Sebagaimana telah diketahui, bahwa salah satu latar belakang terbitnya Surat Edaran Mahkamah Agung RI Nomor 1 Tahun 2002, Peraturan Mahkamah Agung RI Nomor 2 Tahun 2003 dan Peraturan Mahkamah Agung RI Nomor 1 Tahun 2008 tentang Mediasi adalah karena adanya penumpukan perkara di Mahkamah Agung RI yang belum tertangani oleh Majelis Hakim Agung. Sementara pihak yang bersengketa sangat membutuhkan kepastian hukum dan berharap mendapatkan rasa keadilan.

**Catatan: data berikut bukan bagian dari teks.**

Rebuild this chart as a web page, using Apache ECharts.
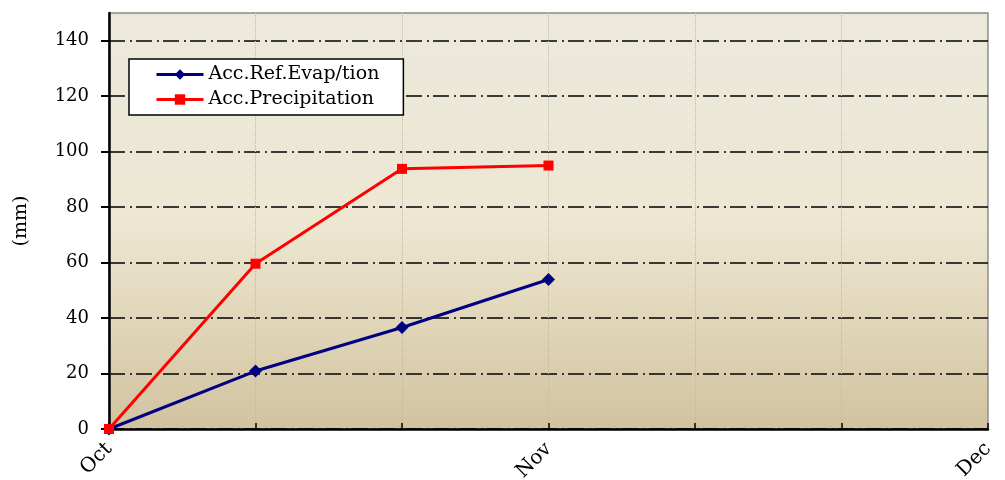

Oleh karena itu, perlu ada upaya untuk menahan lajunya perkara tersebut di tingkat pertama, dengan tetap memperhatikan asas fleksibilitas, asas legalitas, dan asas ishlah (perdamaian), meskipun ternyata sampai hari ini perkara yang masuk ke tingkat kasasi dan PK di Mahkamah Agung RI masih tinggi, dan cenderung belum tertangani secara maksimal mengingat sumber daya manusia (Hakim Agung) masih sangat terbatas secara kuantitas, di lain pihak masyarakat sangat membutuhkan kepastian hukum sebagai jubah rasa keadilan tersebut.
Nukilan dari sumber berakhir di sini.